Subject: Re: [OM] Re: Some comment on digital resolution and Oly 4/3 system
From: Joe Gwinn <joegwinn@xxxxxxxxx>
Date: Sun, 23 Mar 2003 12:00:50 -0500
At 2:02 AM +0000 3/23/03, olympus-digest wrote:
>Date: Sun, 23 Mar 2003 03:10:16 +0800
>From: "C.H.Ling" <chling@xxxxxxxxxxxxx>
>Subject: Re: [OM] Re: Some comment on digital resolution and Oly 4/3 system
>
>- ----- Original Message -----
>From: "Jan Steinman" <Jan@xxxxxxxxxxxxxx>
>
> >
> > Not really. In raw mode, some digicams will give you 10 bits --
>essentially 10 stops.

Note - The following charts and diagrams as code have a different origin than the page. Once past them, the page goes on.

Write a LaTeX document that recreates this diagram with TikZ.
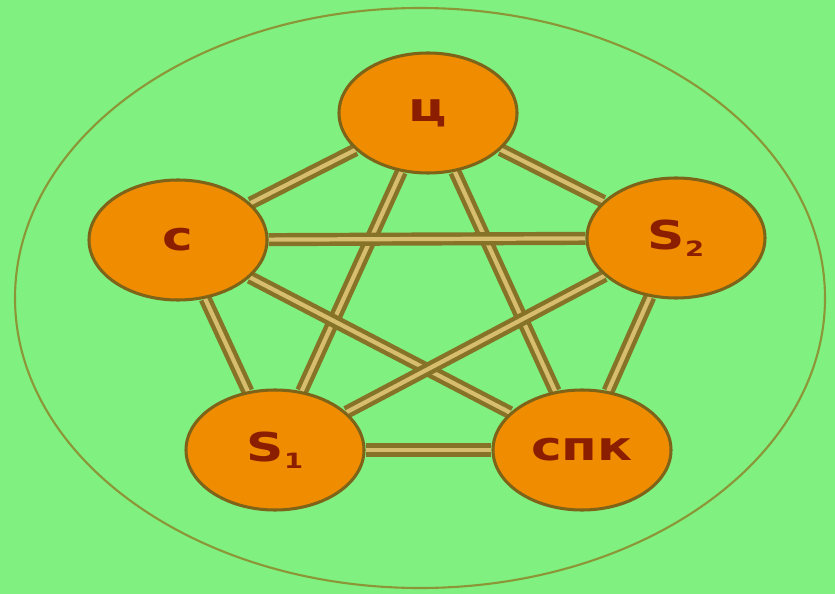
\documentclass[tikz,border=0pt]{standalone}
\usepackage{fontspec}
\setmainfont{DejaVu Sans}
\usetikzlibrary{shapes.geometric}
\definecolor{bgreen}{RGB}{128,240,128}
\definecolor{ringc}{RGB}{140,150,55}
\definecolor{nodefill}{RGB}{240,140,0}
\definecolor{nodeedge}{RGB}{125,100,25}
\definecolor{edgeout}{RGB}{135,115,40}
\definecolor{edgein}{RGB}{215,190,110}
\definecolor{txt}{RGB}{140,30,0}
\pgfdeclarelayer{bglayer}
\pgfdeclarelayer{edgelayer}
\pgfsetlayers{bglayer,edgelayer,main}
\newcommand{\lbl}[1]{\scalebox{1.3}[1]{\fontsize{34}{34}\selectfont\bfseries #1}}
\newcommand{\sbs}[1]{\raisebox{-6pt}{\fontsize{18}{18}\selectfont\bfseries #1}}
\begin{document}
\begin{tikzpicture}[x=0.03cm,y=-0.03cm,
  member/.style={ellipse, fill=nodefill, draw=nodeedge, line width=2.6pt,
    minimum width=5.34cm, minimum height=3.6cm, inner sep=0pt, text=txt},
  link/.style={draw=edgeout, line width=3.8pt, double=edgein, double distance=3.6pt},
  ring/.style={draw=ringc, line width=1.8pt}]
\begin{pgfonlayer}{bglayer}
\fill[bgreen] (0,0) rectangle (835,594);
\end{pgfonlayer}
\useasboundingbox (0,0) rectangle (835,594);
\draw[ring] (420,298) ellipse [x radius=405, y radius=290];
\node[member] (ts) at (428,113) {\lbl{ц}};
\node[member] (c) at (178,240) {\lbl{с}};
\node[member] (s2) at (676,238) {\lbl{S\sbs{2}}};
\node[member] (s1) at (275,450) {\lbl{S\sbs{1}}};
\node[member] (spk) at (582,450) {\lbl{спк}};
\begin{pgfonlayer}{edgelayer}
\draw[link] (ts) -- (c);
\draw[link] (ts) -- (s2);
\draw[link] (ts) -- (s1);
\draw[link] (ts) -- (spk);
\draw[link] (c) -- (s2);
\draw[link] (c) -- (s1);
\draw[link] (c) -- (spk);
\draw[link] (s2) -- (s1);
\draw[link] (s2) -- (spk);
\draw[link] (s1) -- (spk);
\end{pgfonlayer}
\end{tikzpicture}
\end{document}
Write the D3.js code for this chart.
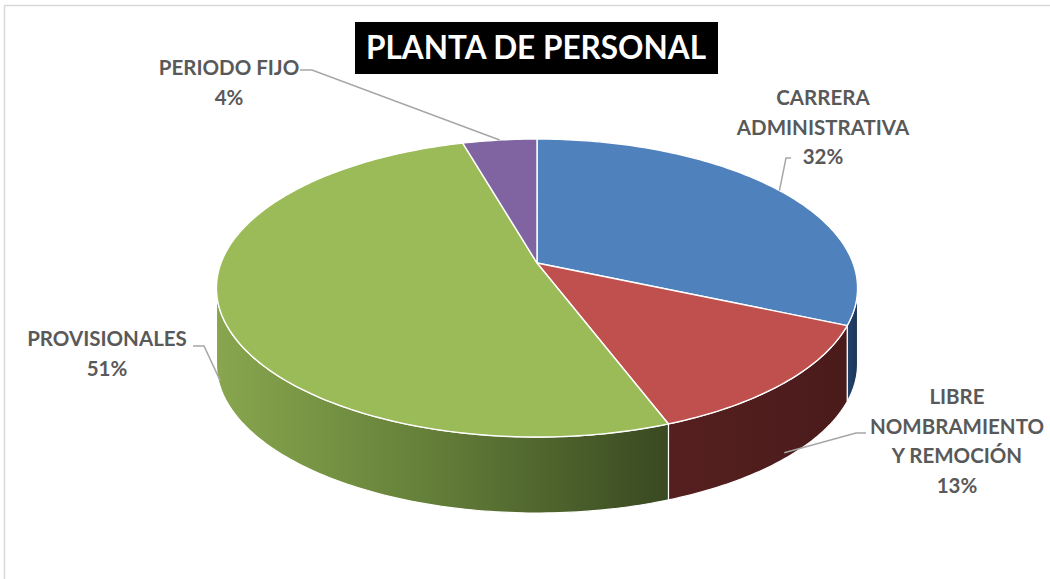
<!DOCTYPE html>
<html>
<head>
<meta charset="utf-8">
<script src="https://cdn.jsdelivr.net/npm/d3@7"></script>
<style>
  body { margin: 0; background: #fff; }
  svg { display: block; }
</style>
</head>
<body>
<svg id="chart" width="1050" height="579"></svg>
<script>
// data (shares estimated from the slice edges, labels round them)
const categories = ["CARRERA ADMINISTRATIVA", "LIBRE NOMBRAMIENTO Y REMOCIÓN", "PROVISIONALES", "PERIODO FIJO"];
const values = [31.6, 12.7, 51.3, 4.4];
const labelLines = [["CARRERA", "ADMINISTRATIVA"], ["LIBRE", "NOMBRAMIENTO", "Y REMOCIÓN"], ["PROVISIONALES"], ["PERIODO FIJO"]];
const chartTitle = "PLANTA DE PERSONAL";

class Pie3D {
    constructor(svgId) {
        this.svg = d3.select(svgId);
        this.width = 1050;
        this.height = 579;
        // pie geometry (perspective squashed disc)
        this.cx = 537;
        this.cy = 263;
        this.rx = 316;
        this.ry = 144.8;
        this.persp = 0.168;
        this.depth = 76;
        this.topColors = ["#4f81bd", "#c0504d", "#9bbb59", "#8064a2"];
        this.drawChart();
    }

    // angle a is clockwise from 12 o'clock, dz pushes the point down the wall
    proj(a, dz) {
        const u = Math.sin(a), v = -Math.cos(a), w = 1 - this.persp * v;
        return [this.cx + this.rx * u / w, this.cy + this.ry * v / w + (dz || 0)];
    }

    arcPts(a0, a1, dz) {
        const n = Math.max(2, Math.ceil((a1 - a0) * 60));
        return d3.range(n + 1).map(i => this.proj(a0 + (a1 - a0) * i / n, dz));
    }

    drawChart() {
        const svg = this.svg;

        // chart frame
        svg.append("rect")
            .attr("x", 4.5).attr("y", 5.5)
            .attr("width", 1100).attr("height", 600)
            .attr("fill", "none")
            .attr("stroke", "#d9d9d9")
            .attr("stroke-width", 1.5);

        const defs = svg.append("defs");
        const gradients = [
            {id: "wall0", stops: [["0%", "#24436b"], ["100%", "#1b3555"]]},
            {id: "wall1", stops: [["0%", "#561f1f"], ["100%", "#4a1b1b"]]},
            {id: "wall2", stops: [["0%", "#88a64e"], ["45%", "#66813a"], ["100%", "#394921"]]},
            {id: "wall3", stops: [["0%", "#4b3a61"], ["100%", "#3f3152"]]}
        ];

        const pie = d3.pie().sort(null).value(d => d)
            .startAngle(0).endAngle(2 * Math.PI);
        const slices = pie(values);

        const line = d3.line();
        const A0 = Math.acos(-this.persp), A1 = 2 * Math.PI - A0;

        slices.forEach((s, i) => {
            const lo = this.proj(Math.max(s.startAngle, A0)), hi = this.proj(Math.min(s.endAngle, A1));
            const g = defs.append("linearGradient")
                .attr("id", gradients[i].id)
                .attr("gradientUnits", "userSpaceOnUse")
                .attr("x1", Math.min(lo[0], hi[0])).attr("x2", Math.max(lo[0], hi[0]))
                .attr("y1", 0).attr("y2", 0);
            gradients[i].stops.forEach(st => g.append("stop").attr("offset", st[0]).attr("stop-color", st[1]));
        });

        // outer walls, only the part facing us
        const walls = svg.append("g");
        slices.forEach((s, i) => {
            const a = Math.max(s.startAngle, A0), b = Math.min(s.endAngle, A1);
            if (a >= b) return;
            const pts = this.arcPts(a, b, 0).concat(this.arcPts(a, b, this.depth).reverse());
            walls.append("path")
                .attr("d", line(pts) + "Z")
                .attr("fill", `url(#${gradients[i].id})`)
                .attr("stroke", "#ffffff")
                .attr("stroke-width", 1.2)
                .attr("stroke-linejoin", "round");
        });

        // top faces
        const tops = svg.append("g");
        slices.forEach((s, i) => {
            const pts = [[this.cx, this.cy]].concat(this.arcPts(s.startAngle, s.endAngle, 0));
            tops.append("path")
                .attr("d", line(pts) + "Z")
                .attr("fill", this.topColors[i])
                .attr("stroke", "#ffffff")
                .attr("stroke-width", 1.4)
                .attr("stroke-linejoin", "round");
        });

        // labels: text block position and leader elbow for each slice
        const layout = [
            {x: 823, y: 98, elbow: [[791, 158], [786, 158]], side: "top"},
            {x: 957, y: 397, elbow: [[866, 433], [856, 433]], side: "wall"},
            {x: 107, y: 339, elbow: [[193, 346], [204, 346]], side: "wall"},
            {x: 229, y: 68, elbow: [[300, 70], [312, 70]], side: "top"}
        ];
        const total = d3.sum(values);
        const fmt = d3.format(".0%");
        const lab = svg.append("g")
            .attr("font-family", "Lato, 'Open Sans', sans-serif")
            .attr("font-weight", "bold")
            .attr("font-size", 20.5)
            .attr("fill", "#595959");

        slices.forEach((s, i) => {
            const L = layout[i];
            const mid = (s.startAngle + s.endAngle) / 2;
            const end = this.proj(mid, L.side === "wall" ? this.depth * 0.92 : 0);
            lab.append("path")
                .attr("d", line(L.elbow.concat([end])))
                .attr("fill", "none")
                .attr("stroke", "#a6a6a6")
                .attr("stroke-width", 1.5);
            const rows = labelLines[i].concat([fmt(values[i] / total)]);
            rows.forEach((r, k) => {
                lab.append("text")
                    .attr("x", L.x)
                    .attr("y", L.y + k * 29.5)
                    .attr("dy", "0.35em")
                    .attr("text-anchor", "middle")
                    .text(r);
            });
        });

        // title box
        svg.append("rect")
            .attr("x", 355).attr("y", 22)
            .attr("width", 363).attr("height", 52)
            .attr("fill", "#000");
        svg.append("text")
            .attr("x", 536).attr("y", 48)
            .attr("dy", "0.36em")
            .attr("text-anchor", "middle")
            .attr("font-family", "Lato, 'Open Sans', sans-serif")
            .attr("font-weight", "bold")
            .attr("font-size", 31.5)
            .attr("fill", "#fff")
            .text(chartTitle);
    }
}

new Pie3D("#chart");
</script>
</body>
</html>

Drum scanned Velvia will yield 36db of dynamic
>range -- about 14 stops.
>
>I think 36db is a wrong value, most agree slide has D-Range of roughly 4.0,
>which is 10000:1 and 80db.

This is a tricky area.  With optical measurements, the rule for computing 
decibels from ratios isn't quite the same as for electrical, because optical 
measurements measure optical power, not the intensity of the electric field of 
the light.

One measures the optical density of an object by measuring the optical 
intensity with and without the object in the optical path, and computing the 
ratio of the two measured intensities.  Mechanically, the measurement is made 
using a photcell or photodiode, a light source, and some way to measure the 
photocurrent.  (I have made such measurements using a desk lamp, a silicon 
photodiode and a digital multimeter.)

The current coming from the photodetector is proportional to the illumination 
falling on the photodiode.  Illumination has units proportional to optical 
power per unit area, so the measured current is proportional to optical power, 
and the ratio of measured currents is the ratio of optical power with and 
without the object whose density is measured.

For power ratios, decibels are ten times the base-ten logarithm of the ratio. 

Optical densities are the base-ten logarithm of the illumination ratio.  In 
other words, the optical density is one tenth the decibel value.  (Actually, 
decibels are tenths of the base unit, the Bel, named after Alexander Bell of 
telephone fame, so optical densities are in fact reported in Bels.)

So, a D-Range of 4.0 is 40 decibels, not 80, and 36 dB is plausible 
(corresponding to a D-Range of 3.6).  It would be 80 dB only if the ratio of 
the electric fields of the light were 10,000:1.